The Explanation Generator: This is the user-facing interface. It takes the formal, logical proof from the Justification Engine and translates it into a human-readable narrative, tailored to the specific stakeholder (e.g., a detailed logical trace for a regulator, or a simple summary of rights for an affected person).

What is Neuro-Symbolic AI and how does it enable this framework?

Neuro-Symbolic AI is a field that explicitly integrates the strengths of neural networks with the rigor of symbolic, rule-based reasoning. It's the natural architectural foundation for building justifiable systems like JADS.In this architecture:

The neural component (like the Core Predictive Model) excels at perceptual, data-driven tasks.
The symbolic component (like the Normative Ledger and Justification Engine) handles explicit knowledge, logic, and reasoning.
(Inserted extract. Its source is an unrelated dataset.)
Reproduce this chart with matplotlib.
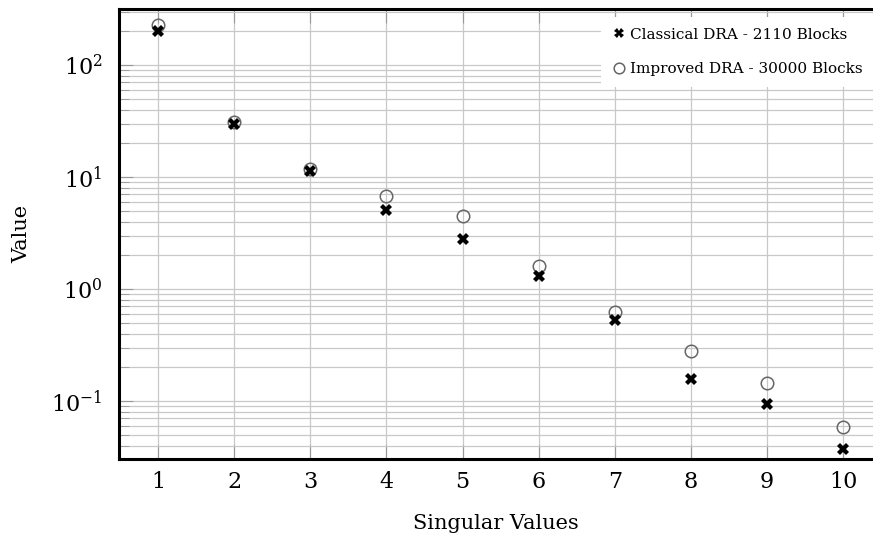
import matplotlib
matplotlib.use('Agg')
import matplotlib.pyplot as plt
from matplotlib.ticker import LogLocator, NullFormatter

# singular values
indices = [1, 2, 3, 4, 5, 6, 7, 8, 9, 10]
classical = [200, 30.0, 11.3, 5.07, 2.79, 1.31, 0.528, 0.157, 0.0933, 0.0373]
improved = [228, 31.3, 11.9, 6.76, 4.49, 1.60, 0.624, 0.281, 0.145, 0.0586]
x_ticks = [1, 2, 3, 4, 5, 6, 7, 8, 9, 10]

plt.rcParams['font.family'] = 'DejaVu Serif'
plt.rcParams['mathtext.fontset'] = 'dejavuserif'

fig = plt.figure(figsize=(8.73, 5.4), dpi=100)
ax = fig.add_axes([0.1363, 0.15, 0.8637, 0.8333])

ax.set_yscale('log')
ax.plot(indices, improved, linestyle='none', marker='o', markersize=9,
        markerfacecolor='none', markeredgecolor='#666666', markeredgewidth=1.1,
        label='Improved DRA - 30000 Blocks', zorder=3)
ax.plot(indices, classical, linestyle='none', marker='X', markersize=8,
        color='black', markeredgewidth=0, label='Classical DRA - 2110 Blocks', zorder=4)

ax.set_xlim(0.487, 10.39)
ax.set_ylim(10 ** -1.518, 10 ** 2.5)
ax.set_xticks(x_ticks)
ax.yaxis.set_major_locator(LogLocator(base=10, numticks=10))
ax.yaxis.set_minor_locator(LogLocator(base=10, subs=range(2, 10), numticks=20))
ax.yaxis.set_minor_formatter(NullFormatter())

ax.grid(True, which='major', color='#c8c8c8', linewidth=0.9)
ax.grid(True, which='minor', axis='y', color='#c8c8c8', linewidth=0.9)
ax.set_axisbelow(True)

for side in ['left', 'bottom', 'top']:
    ax.spines[side].set_linewidth(2.2)
    ax.spines[side].set_color('black')
ax.spines['right'].set_visible(False)

ax.tick_params(which='major', direction='in', length=10, color='#999999',
               labelsize=16, top=True)
ax.tick_params(axis='y', which='major', pad=12)
ax.tick_params(axis='x', which='major', pad=9)
ax.tick_params(which='minor', direction='in', length=7, color='#999999')

ax.set_xlabel('Singular Values', fontsize=15, labelpad=15)
ax.set_ylabel('Value', fontsize=15, labelpad=14)

handles, labels = ax.get_legend_handles_labels()
leg = ax.legend(handles[::-1], labels[::-1], loc='upper right', fontsize=11,
                bbox_to_anchor=(1.0, 0.982),
                frameon=True, framealpha=1, edgecolor='none', fancybox=False,
                handletextpad=0.2, handlelength=1.0, borderaxespad=0.0,
                labelspacing=1.35, borderpad=0.7, markerscale=0.85)

fig.savefig('out.png', dpi=100)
This allows for the creation of systems that are both high-performing and "explainable by design," where the explanation is a direct reflection of the system's explicit, verifiable reasoning process.

What are the key differences between the "Explanation" and "Justification" paradigms?

This is the core of the argument. The two paradigms are aimed at entirely different goals.

Paradigm 1: Model-Output Explanation (e.g., SHAP/LIME)

Unit of Analysis: The model's statistical output/prediction.
Primary Goal: To attribute the output to input features (achieve Fidelity to the model).
Technical Approach: Post-hoc, model-agnostic approximation of a trained artifact.
Core Question: "Why did the model predict Y?"
Nature of "Explanation": A list of feature contributions.
Legal Sufficiency: Low. Fails to provide grounds for meaningful recourse.
Adversarial Robustness: Extremely low. Highly susceptible to manipulation.

Paradigm 2: Decision-Centric Justification (e.g., JADS)

Unit of Analysis: The final, contextualized socio-technical decision.
Primary Goal: To demonstrate the decision's compliance with established norms (achieve Legitimacy).
Technical Approach: Ante-hoc, integrated system architecture ("Justification by Design").
Core Question: "Is this decision valid and justifiable according to rules R?"
Nature of "Explanation": A traceable, logical argument or proof of compliance.
Legal Sufficiency: High. Provides an auditable trace of reasoning against explicit rules.
Adversarial Robustness: High. Reasoning is explicit and verifiable.

What is the roadmap for implementing "Justification by Design"? 🗺️

Transitioning to this new paradigm requires action from everyone in the AI ecosystem.

For Policymakers and Regulators

Move beyond ambiguous terms like "explanation" and instead mandate auditable "decision records" for high-risk decisions.
Foster standardization for creating machine-readable representations of legal and ethical rules ("rules as code").
Shift from just evaluating models to certifying entire decision-making architectures.

For System Developers and Providers

Invest in hybrid architectures like Neuro-Symbolic AI for high-risk applications.
Treat the Normative Ledger and Justification Engine as first-class components of the system, not afterthoughts.
Develop tools that simplify the process of codifying rules and building justification engines.

For System Deployers and Users

Demand "justification by design" in procurement processes for high-risk AI systems.
Use contracts to shift the burden of justification onto the provider, guaranteeing access to the components needed to generate a legally sufficient justification.
Train human operators not to "interpret" black boxes, but to audit and scrutinize the justifications produced by the system.